Although, per contract, it is STP’s responsibility to repair the damaged machine, Newborn said, “The contractor is asking for a change order to pay for repairs.” STP requested $125 million in additional compensation, but WSDOT denied the request after determining it had no contractual merit. The contract includes specific and lengthy measures for resolving disputes. WSDOT continues to believe the state or taxpayers will not be responsible for costs associated with tunneling machine repairs.
Business as Usual
Meanwhile, other work continues, such as building the cut-and-cover sections of the tunnel, building the operations buildings on both sides of the tunnel and construction of a portion of the double-deck road inside the tunnel.
WSDOT reports that the north portal is taking shape near the Space Needle, including construction of the pit where the tunneling machine will emerge at the end of the job. Crews are also building the cut-and-cover tunnel that will connect the bored section of the tunnel to SR 99/Aurora Avenue North.
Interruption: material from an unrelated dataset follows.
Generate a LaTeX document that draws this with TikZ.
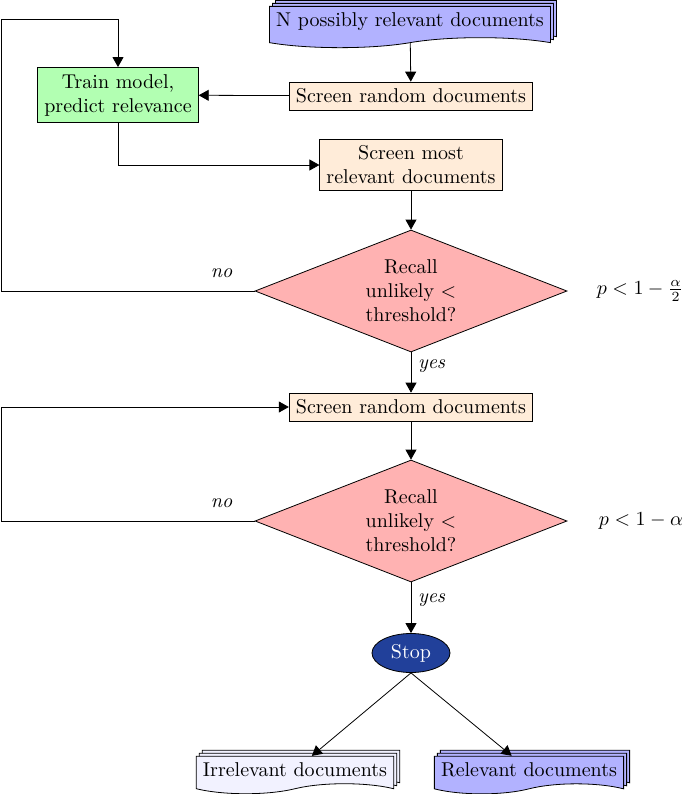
\documentclass[tikz,border=0pt]{standalone}
\usepackage{amsmath}
\usetikzlibrary{shapes.geometric,shapes.symbols,shadows,arrows.meta}
\definecolor{stopblue}{RGB}{33,64,154}

\begin{document}
\begin{tikzpicture}[x=0.5pt,y=-0.5pt,
    screenbox/.style={draw,fill=orange!15,align=center},
    trainbox/.style={draw,fill=green!30,align=center},
    decision/.style={draw,diamond,fill=red!30,align=center,aspect=2.56,
      minimum width=156pt,minimum height=61pt,inner sep=0pt},
    docs/.style={draw,tape,tape bend top=none,
      double copy shadow={shadow xshift=1.5pt,shadow yshift=1.5pt}},
    stopnode/.style={draw,ellipse,fill=stopblue,text=white,
      minimum width=39pt,minimum height=19.5pt,inner sep=1pt},
    flow/.style={-{Triangle[length=5pt,width=5.5pt]}},
    lbl/.style={font=\itshape}]
  \useasboundingbox (0,0) rectangle (685,794);

  \node[docs,fill=blue!30] (pool) at (410,22) {N possibly relevant documents};
  \node[screenbox] (first) at (411,96) {Screen random documents};
  \node[trainbox] (train) at (118,95) {Train model,\\predict relevance};
  \node[screenbox] (most) at (411,165) {Screen most\\relevant documents};
  \node[decision] (check) at (411,291) {Recall\\unlikely $<$\\threshold?};
  \node[inner sep=1pt] (pone) at (640,291) {$p<1-\frac{\alpha}{2}$};

  \node[screenbox] (again) at (411,407) {Screen random documents};
  \node[decision] (final) at (411,521) {Recall\\unlikely $<$\\threshold?};
  \node[inner sep=1pt] (ptwo) at (641,521) {$p<1-\alpha$};

  \node[stopnode] (stop) at (411,653) {Stop};
  \node[docs,fill=blue!5] (irr) at (295,770) {Irrelevant documents};
  \node[docs,fill=blue!30] (rel) at (529,770) {Relevant documents};

  \coordinate (loopA) at (1,19);
  \coordinate (loopB) at (1,407);

  \draw[flow] (pool) -- (first);
  \draw[flow] (first) -- (train);
  \draw[flow] (train.south) |- (most.west);
  \draw[flow] (most) -- (check);
  \draw[flow] (check.west) -| node[lbl,above=3pt,pos=0.065] {no} (loopA) -| (train.north);
  \draw[flow] (check) -- node[lbl,right,pos=0.35] {yes} (again);

  \draw[flow] (again) -- (final);
  \draw[flow] (final.west) -| node[lbl,above=3pt,pos=0.065] {no} (loopB) -- (again.west);
  \draw[flow] (final) -- node[lbl,right,pos=0.35] {yes} (stop);

  \draw[flow] (stop.south) -- (irr);
  \draw[flow] (stop.south) -- (rel);
\end{tikzpicture}
\end{document}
Crews at the south portal are continuing to work on the south portal operations building. Work is also focused on the south cut-and-cover tunnel that will connect the new south-end SR 99 roadway with the bored section of the tunnel.
“They’re still making the concrete segments in Puyallup that form the tunnel,” Newborn added. At its peak, the viaduct program will sustain more than 3,900 jobs
For the most part, SR 99 remains open during construction, except for inspection, maintenance and when the tunneling machine tunnels beneath the Viaduct, thanks in part to a construction bypass roadway that connects SR 99 to the Viaduct along the waterfront.
On budget, the project is “about two years behind schedule,” Newborn said, explaining that “STP controls the schedule.” Hoping it will be open to traffic in March 2018, she said, “The big test is when they put the borer in the ground and see how it functions. Nobody wants to see a delay.”
Light at the End
of the Tunnel
When completed, the tunnel will change the way traffic uses SR 99 in Seattle. Drivers approaching the tunnel from either direction will face a choice depending on their destination: use the tunnel to bypass downtown or exit to city streets and head into downtown. At the tunnel’s north end, downtown access will be similar to today, with on- and off-ramps near Seattle Center. From the south, new on- and off-ramps will connect SR 99 to downtown via the new waterfront street. A new overpass at the south end of downtown allows traffic to bypass train blockages near Seattle’s busiest port terminal.
Once the tunnel is operational, crews will demolish the Viaduct’s downtown waterfront section in preparation for street, transit and waterfront improvements planned by King County, City of Seattle and the Port of Seattle as part of the Alaskan Way Viaduct Replacement Program.
After the tunnel is open, WSDOT will permanently close the Battery Street Tunnel. WSDOT will then assist the city of Seattle in building a new Alaskan Way along the waterfront to connect SR 99 to downtown. “A new Alaskan Way will be built by city of Seattle,” Newborn said, “although WSDOT will be involved in the design, scope and financing.”
WSDOT’s vision is to create a “world-class waterfront on par with Sydney,” she continued. The tunnel and the new Alaskan Way are intended to be the cornerstone of the new waterfront.
But not everyone is pleased about it. Seattle environmentalists oppose the $2 billion project, noting that public transit, which carries more than 24,000 riders a week on the old Viaduct, will be inconvenienced by having to navigate surface streets into downtown next year.
WSDOT is working with businesses, residents and visitors to Pioneer Square to minimize inconvenience. A parking mitigation program features strategies to offset the impact of construction in the waterfront neighborhoods.
As for Bertha, once her work on the tunnel is done, STP will most likely dismantle her, possibly reusing or salvaging some of her parts for other projects.